Individual Zucchini, Lemon, and Ricotta Galettes
from Epicurious (Bon Appetit October 2008)


Ingredients:
-2 cups all-purpose flour
-1/2 tsp salt
-1 1/2 sticks chilled, unsalted butter, cut into 1/2-inch cubes
-4 tbsp (or more) ice water
-2 large zucchini, coarsely grated (about 5 2/3 cups)
-1 1/4 tsp salt, divided
-4 tbsp butter, divided
-4 tsp extra-virgin olive oil
-1 cup finely chopped onion
-1 garlic clove, minced
-2 tsp fresh lemon juice (I used the juice from one whole lemon)
-1 1/4 cups ricotta cheese
-1/3 cup plus 1/4 cup grated Parmesan cheese
-1 large egg
-2 tsp lemon zest
-1/2 tsp ground black pepper

Directions:
1. To make the crust, whisk the salt and flour in a medium bowl. Add chunks of butter and use fingertips to rub butter into flour, until coarse crumbs form. Add 4 tbsp ice water, 1 tbsp at a time, mixing with your hands after the addition of each. By the 4th tbsp, a dough should be forming (add a few extra teaspoonfuls if the dough seems too dry). Divide dough in half and wrap each half in plastic wrap. Refrigerate for 30 minutes or up to two days (if you make ahead of time, let stand at room temperature for 15 minutes before rolling out).

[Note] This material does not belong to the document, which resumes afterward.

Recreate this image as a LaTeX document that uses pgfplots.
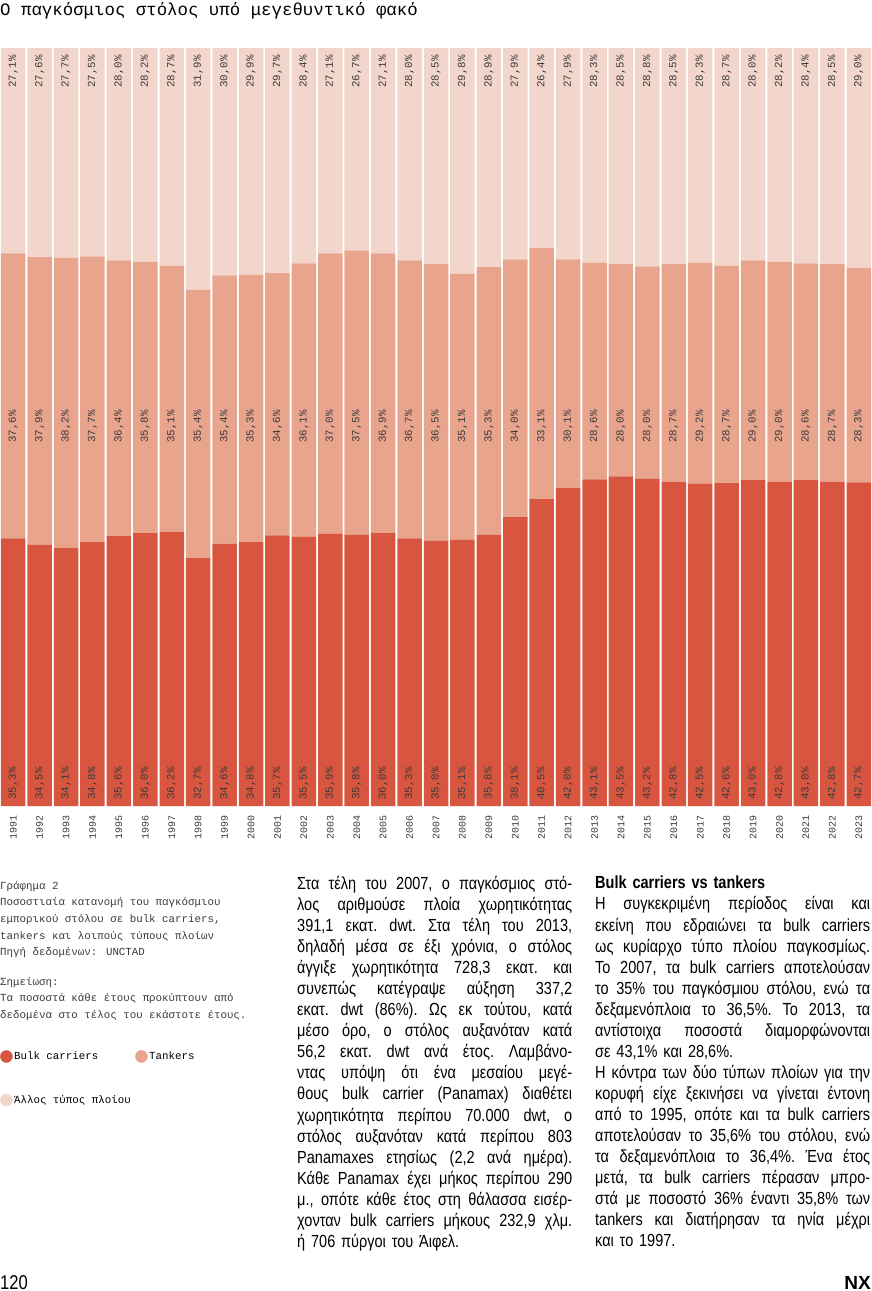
\documentclass[border=0pt]{standalone}
\usepackage{fontspec}
\usepackage{pgfplots}
\usepackage{pgfplotstable}
\pgfplotsset{compat=1.18}
\setmainfont{Liberation Sans}[FakeStretch=0.83]
\newfontfamily\mono{Liberation Mono}
\newfontfamily\nxfont{Liberation Sans}

\definecolor{bulkc}{HTML}{D8563F}
\definecolor{tankc}{HTML}{E9A48E}
\definecolor{othc}{HTML}{F3D6CB}
\definecolor{labc}{HTML}{3A3A3A}

\pgfplotstableread{
year bulk tank other
1991 35.3 37.6 27.1
1992 34.5 37.9 27.6
1993 34.1 38.2 27.7
1994 34.8 37.7 27.5
1995 35.6 36.4 28.0
1996 36.0 35.8 28.2
1997 36.2 35.1 28.7
1998 32.7 35.4 31.9
1999 34.6 35.4 30.0
2000 34.8 35.3 29.9
2001 35.7 34.6 29.7
2002 35.5 36.1 28.4
2003 35.9 37.0 27.1
2004 35.8 37.5 26.7
2005 36.0 36.9 27.1
2006 35.3 36.7 28.0
2007 35.0 36.5 28.5
2008 35.1 35.1 29.8
2009 35.8 35.3 28.9
2010 38.1 34.0 27.9
2011 40.5 33.1 26.4
2012 42.0 30.1 27.9
2013 43.1 28.6 28.3
2014 43.5 28.0 28.5
2015 43.2 28.0 28.8
2016 42.8 28.7 28.5
2017 42.5 29.2 28.3
2018 42.6 28.7 28.7
2019 43.0 29.0 28.0
2020 42.8 29.0 28.2
2021 43.0 28.6 28.4
2022 42.8 28.7 28.5
2023 42.7 28.3 29.0
}\fleet

% one justified line of body text, fixed line breaks as in the print
\newcommand\jline[1]{\makebox[275pt][s]{\frenchspacing\spaceskip=\fontdimen2\font plus 1fil\relax #1}\par}
\newcommand\lline[1]{\makebox[275pt][l]{\frenchspacing #1}\par}

\begin{document}
\begin{tikzpicture}
\path[use as bounding box] (0pt,0pt) rectangle (872pt,-1291pt);

\node[anchor=base west, inner sep=0pt, font=\mono\fontsize{17.4}{20}\selectfont]
  at (0pt,-15pt) {Ο παγκόσμιος στόλος υπό μεγεθυντικό φακό};

\begin{axis}[
  at={(0pt,-806pt)}, anchor=south west,
  scale only axis, width=872pt, height=758pt,
  ybar stacked, bar width=24.5pt,
  xmin=-0.5, xmax=32.5, ymin=0, ymax=100,
  axis line style={draw=none},
  major tick style={draw=none},
  ytick=\empty,
  xtick={0,...,32},
  xticklabels from table={\fleet}{year},
  xticklabel style={rotate=90, anchor=east, inner sep=0pt,
    font=\mono\fontsize{10}{12}\selectfont, text=labc},
  xticklabel shift=9pt,
  /pgf/number format/.cd, fixed, fixed zerofill, precision=1, use comma,
    assume math mode=true,
  /pgfplots/.cd,
  every node near coord/.append style={rotate=90, inner sep=0pt,
    font=\mono\fontsize{10.8}{12}\selectfont, text=labc},
  legend columns=2,
  legend cell align=left,
  legend style={at={(axis description cs:0,-0.322)}, anchor=north west,
    draw=none, fill=none, inner sep=0pt, row sep=31pt,
    font=\mono\fontsize{10.8}{13}\selectfont,
    nodes={inner sep=1.5pt},
    /tikz/every even column/.style={column sep=3pt}},
]
% legend first, so that the bars take no entry
\addlegendimage{legend image code/.code={\fill[bulkc] (6pt,0pt) circle (6pt);}}
\addlegendentry{Bulk carriers}
\addlegendimage{legend image code/.code={\fill[tankc] (6pt,0pt) circle (6pt);}}
\addlegendentry{Tankers}
\addlegendimage{legend image code/.code={\fill[othc] (6pt,0pt) circle (6pt);}}
\addlegendentry{Άλλος τύπος πλοίου}

% labels sit at the middle of each segment; after rotate=90, xshift moves them up
\addplot[fill=bulkc, draw=none,
  nodes near coords={\pgfmathprintnumber{\pgfplotspointmeta}\%},
  visualization depends on=rawy \as \vb,
  nodes near coords style={anchor=west, xshift={6pt-3.79pt*\vb}}]
  table[x expr=\coordindex, y=bulk, meta=bulk] {\fleet};
\addplot[fill=tankc, draw=none,
  nodes near coords={\pgfmathprintnumber{\pgfplotspointmeta}\%},
  visualization depends on=y \as \vtop,
  visualization depends on=rawy \as \vt,
  nodes near coords style={anchor=west, xshift={363.1pt-7.58pt*\vtop+3.79pt*\vt}}]
  table[x expr=\coordindex, y=tank, meta=tank] {\fleet};
\addplot[fill=othc, draw=none,
  nodes near coords={\pgfmathprintnumber{\pgfplotspointmeta}\%},
  visualization depends on=rawy \as \vo,
  nodes near coords style={anchor=east, xshift={3.79pt*\vo-7pt}}]
  table[x expr=\coordindex, y=other, meta=other] {\fleet};
\end{axis}

% caption column
\node[anchor=north west, inner sep=0pt, align=left, text=labc,
  font=\mono\fontsize{10.8}{16.6}\selectfont] at (0pt,-881pt) {%
Γράφημα 2\\
Ποσοστιαία κατανομή του παγκόσμιου\\
εμπορικού στόλου σε bulk carriers,\\
tankers και λοιπούς τύπους πλοίων\\
Πηγή δεδομένων: UNCTAD\\[13pt]
Σημείωση:\\
Τα ποσοστά κάθε έτους προκύπτουν από\\
δεδομένα στο τέλος του εκάστοτε έτους.};

% body text, column 2
\node[anchor=north west, inner sep=0pt, text width=275pt,
  font=\fontsize{17.5}{21.06}\selectfont] at (297pt,-876pt) {%
\jline{Στα τέλη του 2007, ο παγκόσμιος στό-}
\jline{λος αριθμούσε πλοία χωρητικότητας}
\jline{391,1 εκατ. dwt. Στα τέλη του 2013,}
\jline{δηλαδή μέσα σε έξι χρόνια, ο στόλος}
\jline{άγγιξε χωρητικότητα 728,3 εκατ. και}
\jline{συνεπώς κατέγραψε αύξηση 337,2}
\jline{εκατ. dwt (86\%). Ως εκ τούτου, κατά}
\jline{μέσο όρο, ο στόλος αυξανόταν κατά}
\jline{56,2 εκατ. dwt ανά έτος. Λαμβάνο-}
\jline{ντας υπόψη ότι ένα μεσαίου μεγέ-}
\jline{θους bulk carrier (Panamax) διαθέτει}
\jline{χωρητικότητα περίπου 70.000 dwt, ο}
\jline{στόλος αυξανόταν κατά περίπου 803}
\jline{Panamaxes ετησίως (2,2 ανά ημέρα).}
\jline{Κάθε Panamax έχει μήκος περίπου 290}
\jline{μ., οπότε κάθε έτος στη θάλασσα εισέρ-}
\jline{χονταν bulk carriers μήκους 232,9 χλμ.}
\lline{ή 706 πύργοι του Άιφελ.}};

% body text, column 3
\node[anchor=north west, inner sep=0pt, text width=275pt,
  font=\fontsize{17.5}{21.06}\selectfont] at (595pt,-876pt) {%
\lline{\textbf{Bulk carriers vs tankers}}
\jline{Η συγκεκριμένη περίοδος είναι και}
\jline{εκείνη που εδραιώνει τα bulk carriers}
\jline{ως κυρίαρχο τύπο πλοίου παγκοσμίως.}
\jline{Το 2007, τα bulk carriers αποτελούσαν}
\jline{το 35\% του παγκόσμιου στόλου, ενώ τα}
\jline{δεξαμενόπλοια το 36,5\%. Το 2013, τα}
\jline{αντίστοιχα ποσοστά διαμορφώνονται}
\lline{σε 43,1\% και 28,6\%.}
\jline{Η κόντρα των δύο τύπων πλοίων για την}
\jline{κορυφή είχε ξεκινήσει να γίνεται έντονη}
\jline{από το 1995, οπότε και τα bulk carriers}
\jline{αποτελούσαν το 35,6\% του στόλου, ενώ}
\jline{τα δεξαμενόπλοια το 36,4\%. Ένα έτος}
\jline{μετά, τα bulk carriers πέρασαν μπρο-}
\jline{στά με ποσοστό 36\% έναντι 35,8\% των}
\jline{tankers και διατήρησαν τα ηνία μέχρι}
\lline{και το 1997.}};

% page footer
\node[anchor=base west, inner sep=0pt, font=\fontsize{20}{22}\selectfont]
  at (0pt,-1289pt) {120};
\node[anchor=base east, inner sep=0pt, font=\nxfont\bfseries\fontsize{19}{22}\selectfont]
  at (871pt,-1289pt) {NX};
\end{tikzpicture}
\end{document}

2. To make the filling, place zucchini in a colander set over a large bowl. Sprinkle with 3/4 tsp salt and allow to sit for 30 minutes, using a kitchen towel to squeeze excess water out of zucchini.
3. Melt 2 tbsp butter with 4 tsp olive oil in a large skillet over medium heat. Add onion and cook until translucent, about 7 minutes. Add garlic and saute for 30 seconds before adding zucchini and lemon juice. Reduce heat to medium-low and cook for 12 minutes, stirring occasionally, until zucchini is tender.
4. In a separate bowl, mix ricotta, 1/3 cup Parmesan, egg, lemon zest, 1/2 tsp pepper, and remaining 1/2 tsp salt. When zucchini mixture has cooled, add it to the ricotta mixture.
5. Line 2 baking pans with parchment paper. Remove dough discs from fridge and divide each into 3 pieces (6 total). On a floured surface, roll each piece out to 1/8-inch thickness. Transfer dough pieces to baking sheet and top with approximately 1/2 cup of the filling, leaving approximately 1 1/2 inches of a border.
6. Carefully fold up the border, pleating dough edges to create a round pastry. Repeat with remaining dough pieces. Melt 2 tbsp butter and brush onto dough rounds. Sprinkle with additional Parmesan cheese and sea salt.
7. Bake at 375F for 15 minutes, until crust is golden and filling is set. Reduce temperature to 325F and bake for an additional 20-25 minutes. Allow to rest for 5 minutes before removing from the pans. Serve warm or at room temperature.